Since Tsingshan's original announcement in September, the London Metal Exchange (LME) nickel price has fallen from just under $13,000 per tonne to a current $11,000.

Nickel's shiny electric vehicle premium has been blown away by the prospect of Indonesia's abundant nickel ore production, currently exclusively destined for the stainless steel sector, being diverted into meeting battery demand.

Such an eventuality could also impact severely demand for the sort of premium nickel product currently produced by Vale.

No-one quite believes Tsingshan's stated intention of building a plant to produce 50,000 tonnes per year of contained nickel at a cost of $700 million with first production next year. Particularly since it is proposing to use the same HPAL technology that has challenged Vale and other producers in recent years.

But based on Tsingshan's track record of single-handedly propelling Indonesia into the top ranks of stainless steel producers in super-quick time, no-one's quite sure either.

Vale's Schvartsman conceded that "there is no question about the ingenuity of the Chinese" and that over time "this technology will become more competitive in their hands".

But not next year, nor in all likelihood the year after.

To build a plant that size, using that technology with that amount of investment "is totally impossible", Schvartsman said.

Tsingshan's September statement, according to Schvartsman, "is more an issue of communication – there isn’t anything real behind it."

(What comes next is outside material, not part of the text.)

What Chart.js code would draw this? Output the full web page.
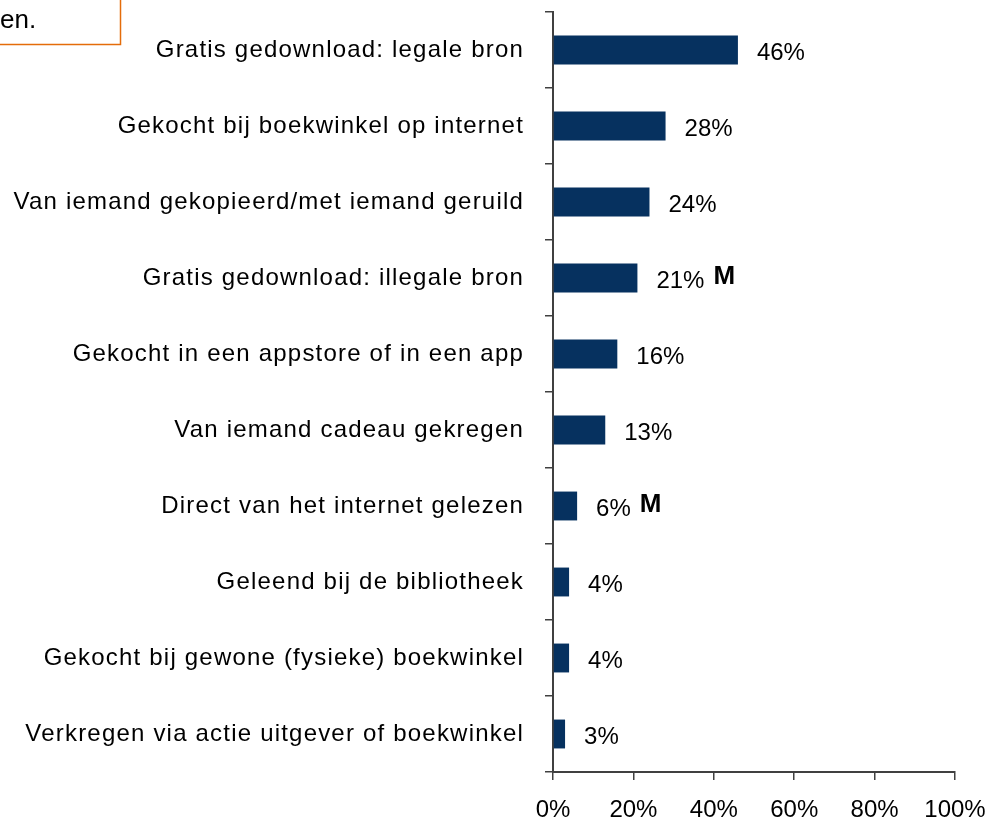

"Just talk", agreed Bartolomeo, who noted it would take Tsingshan 18 months just to get a federal marine disposal licence. "They have the provisional licence but the rules are very strict".

Now a believer

This time last year, when Vale was actively looking for an investment partner in VNC, Schvartsman said it was a test of whether the market really believed that "nickel is something that is important for the future of EVs."

Would all the future promise "translate into someone who is eager to invest with us to have more nickel in the future"?

The apparent negative response is in all likelihood far more to do with Goro's problematic past performance than nickel's future prospects.

The metal seems on track to be an early winner in the materials competition for lithium batteries, partly at the expense of cobalt on price and supply stability grounds.

But the promise still lies largely in the future. Batteries only account for around 5 percent of total nickel demand.

Right now the price remains beholden to its traditional stainless steel drivers. Stainless production ran hot through the first part of this year but is cooling rapidly, an overlooked part of the recent price sell-off.

Nickel inventories, meanwhile, remain elevated. Visible stocks on the LME have been falling but there is a strong suspicion that part of the decline has simply reflected statistically hidden stock building along the supply chain.

Vale has around 60,000 tonnes of idled production capacity, taken off-line at the end of 2017 due to low prices.

That gives it plenty of optionality in lifting output as and when demand from the battery sector takes off.

Because one thing is for sure. Vale is now an official believer in the electric vehicle story.

To reap the full rewards, though, it needs to sort out once and for all its problem child, Goro, and keep its fingers crossed that Tsingshan's announcement is, for now at least, "just talk".